Ah, those wacky French with their cavalier attitude to older men romancing underage girls. What will likely strike many as a rather unpalatable, even seedy premise is instead portrayed as a kooky 'meet cute' in this sincere but deeply eccentric coming of age romantic drama. As the plot unfolds, Sabine tries to convince Jiri to pay her for sex so she has the money needed to enroll at a fancy academy for maths whiz kids, while the latter tries to romance her out of any financial inclinations. Charming, non? Child geniuses applying intellect to try and unravel mysteries of everyday life are a staple of quirky dramas and comedies, most recently Mona Achache's delightfully philosophical The Hedgehog (2009), occasionally throwing adolescent romance into the mix as with George Roy Hill's charming, Paris-set A Little Romance (1979). With C'est la Tangente Que Je Prefere, also known as Love, Sex and Mathematics, the age difference between the lovers remains a stumbling block as writer-director Charlotte Silvera attempts an awkward fusion of La Boum (1980) with Last Tango in Paris (1972).
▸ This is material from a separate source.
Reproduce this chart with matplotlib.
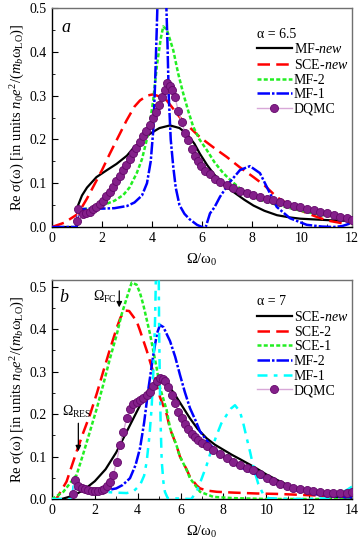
import matplotlib
matplotlib.use("Agg")
import matplotlib.pyplot as plt
from matplotlib.ticker import MultipleLocator

plt.rcParams['font.family'] = ['Liberation Serif', 'DejaVu Serif']
plt.rcParams['mathtext.fontset'] = 'custom'
plt.rcParams['mathtext.rm'] = 'Liberation Serif'
plt.rcParams['mathtext.it'] = 'Liberation Serif:italic'
plt.rcParams['font.size'] = 10

# ---- panel a, alpha = 6.5 ----
a_mfnew_x = [0, 0.98, 1.04, 1.2, 1.4, 1.78, 2.2, 2.58, 3.0, 3.25, 3.6, 3.92, 4.3, 4.72, 5.1, 5.39, 5.7, 5.92, 6.2, 6.46, 6.8, 7.26, 7.7, 8.06, 8.5, 9.0, 9.5, 9.93, 10.6, 11.27, 12]
a_mfnew_y = [0, 0, 0.049, 0.072, 0.09, 0.114, 0.13, 0.144, 0.163, 0.18, 0.197, 0.213, 0.226, 0.232, 0.226, 0.213, 0.19, 0.167, 0.142, 0.122, 0.1, 0.08, 0.062, 0.049, 0.037, 0.027, 0.022, 0.019, 0.017, 0.015, 0.014]

a_scenew_x = [0, 0.5, 1.04, 1.4, 1.78, 2.0, 2.31, 2.6, 2.98, 3.3, 3.52, 3.8, 4.05, 4.3, 4.59, 4.85, 5.12, 5.5, 5.92, 6.5, 6.99, 7.5, 8.06, 8.5, 9.0, 9.5, 9.93, 10.5, 11.0, 11.67, 12]
a_scenew_y = [0, 0.01, 0.03, 0.065, 0.106, 0.13, 0.167, 0.2, 0.243, 0.275, 0.289, 0.3, 0.303, 0.298, 0.289, 0.27, 0.25, 0.228, 0.205, 0.18, 0.16, 0.137, 0.114, 0.095, 0.068, 0.05, 0.038, 0.025, 0.015, 0.008, 0.011]

a_mf2_x = [1.0, 1.5, 1.9, 2.05, 2.5, 2.85, 3.1, 3.39, 3.6, 3.79, 3.95, 4.05, 4.2, 4.35, 4.45, 4.6, 4.85, 5.05, 5.25, 5.45, 5.65, 5.9, 6.19, 6.5, 6.85, 7.2, 7.52, 7.92, 8.32, 8.85, 9.52, 10.2, 10.85, 11.4, 11.92]
a_mf2_y = [0.04, 0.042, 0.044, 0.05, 0.06, 0.073, 0.09, 0.123, 0.155, 0.199, 0.25, 0.29, 0.37, 0.43, 0.458, 0.45, 0.404, 0.35, 0.305, 0.265, 0.229, 0.2, 0.176, 0.148, 0.123, 0.104, 0.088, 0.073, 0.062, 0.053, 0.043, 0.034, 0.027, 0.023, 0.02]

a_mf1_x = [0, 0.98, 1.05, 1.5, 2.0, 2.5, 3.0, 3.3, 3.6, 3.8, 3.95, 4.05, 4.12, 4.19, 4.24, 4.55, 4.62, 4.67, 4.75, 4.85, 4.95, 5.1, 5.3, 5.5, 5.8, 6.0, 6.15, 6.32, 6.5, 6.72, 7.12, 7.52, 7.92, 8.32, 8.65, 8.99, 9.52, 10.19, 10.8, 11.25, 11.6, 11.92]
a_mf1_y = [0, 0, 0.04, 0.042, 0.042, 0.043, 0.048, 0.056, 0.072, 0.1, 0.15, 0.22, 0.32, 0.45, 0.55, 0.55, 0.42, 0.3, 0.2, 0.138, 0.09, 0.05, 0.03, 0.018, 0.005, 0.0, 0.0, 0.031, 0.045, 0.069, 0.103, 0.13, 0.139, 0.123, 0.085, 0.046, 0.02, 0.005, 0.001, 0.0, 0.002, 0.008]

a_dqmc_x = [1.0, 1.04, 1.24, 1.38, 1.51, 1.65, 1.78, 1.92, 2.05, 2.18, 2.32, 2.45, 2.58, 2.72, 2.85, 2.98, 3.12, 3.25, 3.38, 3.52, 3.65, 3.78, 3.92, 4.05, 4.18, 4.3, 4.42, 4.52, 4.62, 4.72, 4.82, 4.92, 5.05, 5.19, 5.32, 5.45, 5.59, 5.72, 5.85, 5.98, 6.12, 6.32, 6.52, 6.72, 6.99, 7.26, 7.53, 7.79, 8.06, 8.33, 8.6, 8.86, 9.13, 9.4, 9.67, 9.93, 10.2, 10.47, 10.74, 11.0, 11.27, 11.54, 11.8, 12.0]
a_dqmc_y = [0.013, 0.04, 0.03, 0.031, 0.034, 0.04, 0.046, 0.052, 0.06, 0.07, 0.08, 0.092, 0.104, 0.117, 0.13, 0.142, 0.155, 0.168, 0.181, 0.194, 0.207, 0.22, 0.234, 0.248, 0.262, 0.278, 0.296, 0.313, 0.328, 0.323, 0.313, 0.296, 0.266, 0.239, 0.215, 0.198, 0.179, 0.162, 0.15, 0.14, 0.129, 0.12, 0.11, 0.103, 0.095, 0.088, 0.082, 0.077, 0.073, 0.069, 0.065, 0.061, 0.057, 0.053, 0.049, 0.046, 0.042, 0.038, 0.034, 0.031, 0.027, 0.023, 0.02, 0.017]

# ---- panel b, alpha = 7 ----
b_scenew_x = [0, 0.45, 1.0, 1.5, 2.0, 2.5, 3.0, 3.5, 4.0, 4.4, 4.75, 5.1, 5.4, 5.66, 6.0, 6.44, 6.8, 7.22, 7.6, 8.0, 8.4, 8.77, 9.2, 9.55, 10.0, 10.5, 11.0, 11.5, 11.9, 12.5, 13.0, 13.5, 14.0]
b_scenew_y = [0, 0, 0.008, 0.022, 0.042, 0.07, 0.11, 0.16, 0.21, 0.25, 0.272, 0.275, 0.268, 0.252, 0.225, 0.19, 0.165, 0.143, 0.128, 0.116, 0.104, 0.094, 0.082, 0.072, 0.058, 0.045, 0.033, 0.023, 0.017, 0.01, 0.006, 0.004, 0.003]

b_sce2_x = [0, 0.2, 0.68, 1.15, 1.45, 1.77, 2.1, 2.39, 2.7, 3.02, 3.2, 3.41, 3.6, 3.95, 4.1, 4.42, 4.75, 5.04, 5.35, 5.51, 5.82, 5.97, 6.28, 6.44, 6.75, 6.91, 7.22, 7.69, 8.5, 9.55, 10.5, 11.5, 12.5, 13.5, 14.0]
b_sce2_y = [0, 0.0, 0.041, 0.112, 0.155, 0.198, 0.25, 0.3, 0.352, 0.403, 0.428, 0.444, 0.443, 0.419, 0.398, 0.35, 0.295, 0.24, 0.2, 0.165, 0.125, 0.1, 0.07, 0.052, 0.032, 0.025, 0.02, 0.017, 0.015, 0.013, 0.012, 0.01, 0.008, 0.006, 0.005]

b_sce1_x = [0, 0.53, 1.15, 1.45, 1.77, 2.1, 2.39, 2.7, 3.02, 3.25, 3.49, 3.72, 3.95, 4.11, 4.26, 4.57, 4.88, 5.04, 5.35, 5.51, 5.82, 5.97, 6.28, 6.44, 6.91, 7.53, 8.5, 10.0, 12.0, 14.0]
b_sce1_y = [0, 0.017, 0.057, 0.105, 0.159, 0.215, 0.269, 0.33, 0.387, 0.435, 0.474, 0.51, 0.505, 0.485, 0.458, 0.39, 0.31, 0.262, 0.21, 0.167, 0.125, 0.1, 0.069, 0.049, 0.017, 0.005, 0.002, 0.0, 0.0, 0.0]

b_mf2_x = [1.0, 1.5, 2.0, 2.5, 3.0, 3.3, 3.64, 3.9, 4.11, 4.3, 4.5, 4.73, 4.9, 5.04, 5.2, 5.51, 5.75, 5.97, 6.2, 6.44, 6.7, 6.91, 7.37, 8.0, 8.5, 9.0, 9.55, 10.02, 10.5, 11.1, 11.7, 12.35, 13.0, 13.44, 14.0]
b_mf2_y = [0.025, 0.022, 0.02, 0.02, 0.025, 0.033, 0.049, 0.08, 0.12, 0.18, 0.26, 0.34, 0.39, 0.41, 0.405, 0.372, 0.335, 0.293, 0.252, 0.214, 0.185, 0.159, 0.128, 0.1, 0.083, 0.07, 0.057, 0.045, 0.035, 0.025, 0.017, 0.011, 0.007, 0.005, 0.004]

b_mf1_x = [0, 0.95, 1.0, 1.5, 2.0, 2.39, 3.0, 3.49, 3.8, 4.11, 4.3, 4.42, 4.55, 4.65, 4.73, 4.81, 4.86, 4.98, 5.0, 5.04, 5.08, 5.12, 5.2, 5.27, 5.4, 6.5, 6.75, 7.0, 7.22, 7.45, 7.69, 7.9, 8.15, 8.35, 8.54, 8.77, 8.92, 9.08, 9.25, 9.4, 9.63, 9.85, 10.1, 11.0, 12.0, 12.97, 13.4, 13.75, 14.0]
b_mf1_y = [0, 0, 0.03, 0.024, 0.02, 0.017, 0.015, 0.014, 0.018, 0.033, 0.055, 0.088, 0.15, 0.215, 0.3, 0.42, 0.55, 0.55, 0.4, 0.25, 0.16, 0.09, 0.04, 0.017, 0.002, 0.0, 0.017, 0.05, 0.08, 0.118, 0.151, 0.178, 0.198, 0.213, 0.221, 0.206, 0.18, 0.145, 0.11, 0.075, 0.035, 0.012, 0.002, 0.0, 0.0, 0.002, 0.012, 0.021, 0.029]

b_dqmc_x = [1.0, 1.07, 1.22, 1.39, 1.55, 1.7, 1.85, 2.0, 2.16, 2.32, 2.45, 2.58, 2.72, 2.86, 3.02, 3.17, 3.33, 3.49, 3.64, 3.8, 3.96, 4.11, 4.26, 4.42, 4.57, 4.73, 4.88, 5.04, 5.16, 5.27, 5.43, 5.58, 5.74, 5.89, 6.05, 6.2, 6.36, 6.52, 6.68, 6.83, 7.0, 7.22, 7.53, 7.84, 8.15, 8.46, 8.77, 9.08, 9.4, 9.71, 10.02, 10.33, 10.64, 10.96, 11.27, 11.58, 11.89, 12.2, 12.5, 12.82, 13.13, 13.44, 13.75, 14.0]
b_dqmc_y = [0.012, 0.045, 0.03, 0.025, 0.023, 0.021, 0.02, 0.019, 0.02, 0.021, 0.024, 0.03, 0.04, 0.057, 0.088, 0.128, 0.159, 0.19, 0.212, 0.223, 0.229, 0.233, 0.237, 0.245, 0.252, 0.266, 0.277, 0.284, 0.283, 0.277, 0.265, 0.246, 0.226, 0.206, 0.19, 0.176, 0.164, 0.153, 0.145, 0.139, 0.132, 0.126, 0.116, 0.106, 0.096, 0.088, 0.08, 0.074, 0.068, 0.058, 0.049, 0.042, 0.036, 0.031, 0.027, 0.024, 0.021, 0.018, 0.016, 0.015, 0.014, 0.014, 0.015, 0.016]

ylab = r"Re σ(ω) [in units $n_0e^2/(m_b\mathrm{\omega}_{\mathrm{LO}})$]"
xlab = r"Ω/ω$_0$"

fig = plt.figure(figsize=(3.6, 5.44), dpi=100)
ax1 = fig.add_axes([0.1444, 0.5827, 0.8333, 0.4025])
ax2 = fig.add_axes([0.1444, 0.0827, 0.8333, 0.4026])

green = '#22ee22'
dq = dict(color='#d8a8d8', lw=1.0, marker='o', ms=5.8, mfc='#84208a', mec='#64086a', mew=0.6)

ax1.plot(a_mfnew_x, a_mfnew_y, color='black', lw=1.6, label=r"MF-$\it{new}$", zorder=3)
ax1.plot(a_scenew_x, a_scenew_y, color='red', lw=1.8, dashes=(5, 2.5), label=r"SCE-$\it{new}$", zorder=3)
ax1.plot(a_mf2_x, a_mf2_y, color=green, lw=1.8, dashes=(1.6, 0.9), label="MF-2", zorder=3)
ax1.plot(a_mf1_x, a_mf1_y, color='blue', lw=1.8, dashes=(5, 0.8, 1, 0.8), label="MF-1", zorder=3)
ax1.plot(a_dqmc_x, a_dqmc_y, label="DQMC", zorder=4, **dq)
ax1.set_xlim(0, 12)
ax1.set_ylim(0, 0.5)
ax1.xaxis.set_major_locator(MultipleLocator(2))
ax1.xaxis.set_minor_locator(MultipleLocator(1))
ax1.yaxis.set_major_locator(MultipleLocator(0.1))
ax1.yaxis.set_minor_locator(MultipleLocator(0.05))
ax1.text(0.57, 0.455, "a", fontsize=13, style='italic', va='center', ha='center')
leg1 = ax1.legend(title="α = 6.5", loc='upper right', bbox_to_anchor=(1.02, 0.955), frameon=False,
                  fontsize=10, title_fontsize=10, handlelength=2.5, handletextpad=0.15,
                  labelspacing=0.12, borderpad=0.2)
leg1._legend_box.align = 'left'

ax2.plot(b_scenew_x, b_scenew_y, color='black', lw=1.6, label=r"SCE-$\it{new}$", zorder=3)
ax2.plot(b_sce2_x, b_sce2_y, color='red', lw=1.8, dashes=(5, 2.5), label="SCE-2", zorder=3)
ax2.plot(b_sce1_x, b_sce1_y, color=green, lw=1.8, dashes=(1.6, 0.9), label="SCE-1", zorder=3)
ax2.plot(b_mf2_x, b_mf2_y, color='blue', lw=1.8, dashes=(5, 0.8, 1, 0.8), label="MF-2", zorder=3)
ax2.plot(b_mf1_x, b_mf1_y, color='cyan', lw=1.8, dashes=(4, 2.5, 1.5, 2.5), label="MF-1", zorder=3)
ax2.plot(b_dqmc_x, b_dqmc_y, label="DQMC", zorder=4, **dq)
ax2.set_xlim(0, 14)
ax2.set_ylim(0, 0.516)
ax2.xaxis.set_major_locator(MultipleLocator(2))
ax2.xaxis.set_minor_locator(MultipleLocator(1))
ax2.yaxis.set_major_locator(MultipleLocator(0.1))
ax2.yaxis.set_minor_locator(MultipleLocator(0.05))
ax2.text(0.55, 0.475, "b", fontsize=13, style='italic', va='center', ha='center')
ax2.annotate("", xy=(3.14, 0.445), xytext=(3.14, 0.497),
             arrowprops=dict(arrowstyle='-|>', color='black', lw=0.9, mutation_scale=8))
ax2.text(1.9, 0.475, r"Ω$_{\mathrm{FC}}$", fontsize=10, va='center')
ax2.annotate("", xy=(1.23, 0.106), xytext=(1.23, 0.185),
             arrowprops=dict(arrowstyle='-|>', color='black', lw=0.9, mutation_scale=8))
ax2.text(0.45, 0.205, r"Ω$_{\mathrm{RES}}$", fontsize=10, va='center')
leg2 = ax2.legend(title="α = 7", loc='upper right', bbox_to_anchor=(1.02, 0.975), frameon=False,
                  fontsize=10, title_fontsize=10, handlelength=2.5, handletextpad=0.15,
                  labelspacing=0.12, borderpad=0.2)
leg2._legend_box.align = 'left'

for ax in (ax1, ax2):
    ax.tick_params(which='both', direction='in', top=False, right=False, labelsize=10)
    ax.tick_params(which='major', length=4)
    ax.tick_params(which='minor', length=2)
    ax.spines['top'].set_color('#707070')
    ax.spines['right'].set_color('#707070')
    for s in ax.spines.values():
        s.set_linewidth(1.0)
    ax.set_ylabel(ylab, fontsize=10.5, labelpad=2)
    ax.set_xlabel(xlab, fontsize=10.5, labelpad=5)

plt.savefig("out.png", dpi=100)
Sabine wants to reconcile her abstract theorems with physical reality for which her erotic encounters with an experienced older man prove the ideal experiment. The film hits on interesting ideas, including a debate whether art or mathematics can provide a greater understanding of reality, but is undone by trite philosophizing and an overly cutesy treatment of a relationship that is at best ambiguous, complete with nauseating love talk ("You've changed. So sweet, the little savage has gone", purrs Jiri when Sabine returns to his bed). The sex scenes are explicit to an uncomfortable degree. Even more so given Julie Delarme's rabbit-in-the-headlights like facial expressions when she tries to act sexy. Silvera evidently intends George Corraface's aggressive seducer to come across like a schoolgirl's dream of a suave and sensitive older lover, but he emerges as smarmy and sinister prone to skin-crawling pretension and pontificating endlessly how technology is the rot of human civilization.
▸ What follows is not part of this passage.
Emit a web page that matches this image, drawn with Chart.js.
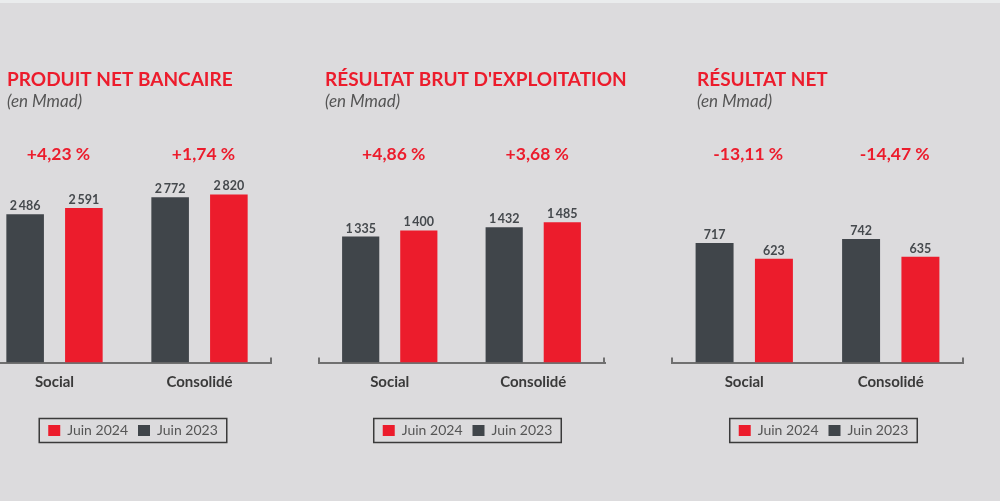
<!DOCTYPE html>
<html>
<head>
<meta charset="utf-8">
<script src="https://cdn.jsdelivr.net/npm/chart.js@4.4.1/dist/chart.umd.min.js"></script>
<style>
  html, body { margin: 0; padding: 0; }
  body { width: 1000px; height: 501px; background: #dcdbdd; position: relative; overflow: hidden; }
  .strip { position: absolute; left: 0; top: 0; width: 1000px; height: 3px; background: #eaeced; }
  canvas { position: absolute; top: 0; }
</style>
</head>
<body>
<div class="strip"></div>
<canvas id="c0" width="290" height="501" style="left:-18px"></canvas>
<canvas id="c1" width="337" height="501" style="left:318px"></canvas>
<canvas id="c2" width="293" height="501" style="left:671px"></canvas>

<script>
// data
var categories = ["Social", "Consolidé"];
var panelTitles = ["PRODUIT NET BANCAIRE", "RÉSULTAT BRUT D'EXPLOITATION", "RÉSULTAT NET"];
var juin2023 = [[2486, 2772], [1335, 1432], [717, 742]];
var juin2024 = [[2591, 2820], [1400, 1485], [623, 635]];
var variations = [["+4,23 %", "+1,74 %"], ["+4,86 %", "+3,68 %"], ["-13,11 %", "-14,47 %"]];
var yMax = [3230, 2040, 1156];

// styles
var RED = "#ec1c2c";
var DARK = "#40454a";
var titleX = [25, 7, 26];
var padRight = [0, 50, 0];

function fmt(v) {
	return String(v).replace(/\B(?=(\d{3})+(?!\d))/g, "\u2009");
}

var decorations = {
	id: "decorations",
	afterLayout: function (chart) {
		// legend sits a little right of the plot centre
		chart.legend.left += 6;
		chart.legend.right += 6;
	},
	afterDraw: function (chart) {
		var ctx = chart.ctx;
		var p = chart.options.plugins.decorations;
		var area = chart.chartArea;
		var x = chart.scales.x;
		ctx.save();

		// title + unit
		ctx.textAlign = "left";
		ctx.textBaseline = "alphabetic";
		ctx.fillStyle = RED;
		ctx.font = "bold 19px Lato";
		ctx.fillText(p.title, p.titleX, 86);
		ctx.fillStyle = "#555";
		ctx.font = "italic 17px Lato";
		ctx.fillText("(en Mmad)", p.titleX, 107);

		// variations above each group
		ctx.textAlign = "center";
		ctx.fillStyle = RED;
		ctx.font = "bold 17.5px Lato";
		p.variations.forEach(function (txt, i) {
			ctx.fillText(txt, x.getPixelForValue(i) + 4, 160);
		});

		// value labels
		ctx.fillStyle = "#45494d";
		ctx.font = "bold 12.5px Lato";
		chart.data.datasets.forEach(function (ds, di) {
			chart.getDatasetMeta(di).data.forEach(function (bar, i) {
				ctx.fillText(fmt(ds.data[i]), bar.x, bar.y - 4);
			});
		});

		// small end ticks on the axis
		ctx.strokeStyle = "#707070";
		ctx.lineWidth = 2;
		ctx.beginPath();
		ctx.moveTo(area.left + 1, area.bottom);
		ctx.lineTo(area.left + 1, area.bottom - 5);
		ctx.moveTo(area.right - 1, area.bottom);
		ctx.lineTo(area.right - 1, area.bottom - 5);
		ctx.stroke();

		// frame around legend
		var boxes = chart.legend.legendHitBoxes;
		if (boxes && boxes.length) {
			var l = Infinity, r = -Infinity, t = Infinity, b = -Infinity;
			boxes.forEach(function (h) {
				l = Math.min(l, h.left);
				r = Math.max(r, h.left + h.width);
				t = Math.min(t, h.top);
				b = Math.max(b, h.top + h.height);
			});
			var cy = (t + b) / 2;
			ctx.strokeStyle = "#3a3a3a";
			ctx.lineWidth = 1.5;
			ctx.strokeRect(l - 9, cy - 12, r - l + 18, 24);
		}
		ctx.restore();
	}
};

for (var k = 0; k < 3; k++) {
	var data = {
		labels: categories,
		datasets: [
			{ label: "Juin 2023", data: juin2023[k], backgroundColor: DARK },
			{ label: "Juin 2024", data: juin2024[k], backgroundColor: RED }
		]
	};

	var options = {
		responsive: false,
		animation: false,
		layout: { padding: { top: 170, bottom: 53.5, left: 0, right: padRight[k] } },
		datasets: { bar: { categoryPercentage: 0.81, barPercentage: 0.64 } },
		scales: {
			x: {
				grid: { display: false, drawTicks: false },
				border: { display: true, color: "#707070", width: 2 },
				ticks: { padding: 11, color: "#3a3a3a", font: { family: "Lato", size: 15, weight: "bold" } },
				afterFit: function (scale) { scale.height = 51; }
			},
			y: { display: false, min: 0, max: yMax[k] }
		},
		plugins: {
			legend: {
				position: "bottom",
				fullSize: false,
				reverse: true,
				labels: {
					boxWidth: 12,
					boxHeight: 11,
					padding: 10,
					color: "#555",
					font: { family: "Lato", size: 14 }
				}
			},
			tooltip: { enabled: false },
			decorations: { title: panelTitles[k], titleX: titleX[k], variations: variations[k] }
		}
	};

	new Chart(document.getElementById("c" + k), {
		type: "bar",
		data: data,
		options: options,
		plugins: [decorations]
	});
}
</script>
</body>
</html>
Even more problematic is the fact Sabine comes across almost entirely unsympathetic. While her dilemmas are interesting her actions prove less than admirable. Reason devoid of empathy has made Sabine self-serving. She steals, blackmails classmates and shamelessly manipulates others, all while using mathematics and logical reasoning to justify some quite unsavoury antics. Like François Ozon's recent Jeune & Jolie (2013), this is a sophisticated, older filmmaker's jaded, distorted, romanticized vision of youth. Reality is far more awkward. One possibly intentional side-effect of portraying Sabine as so far from angelic is that it enables oh-so-passionate-and-lovestruck Jiri to come across like a romantic hero. Yet the finale where he basically buys his underage lover from her parents leaves a nasty taste in the mouth. Silvera includes a vague sub-plot concerning Sabine's Muslim classmate fighting for the right to wear a veil at school implying sexual repression grants her a spiritual insight into life Sabine lacks. It is an idea as one-dimensional and insulting as the film's blasé attitude to statutory rape.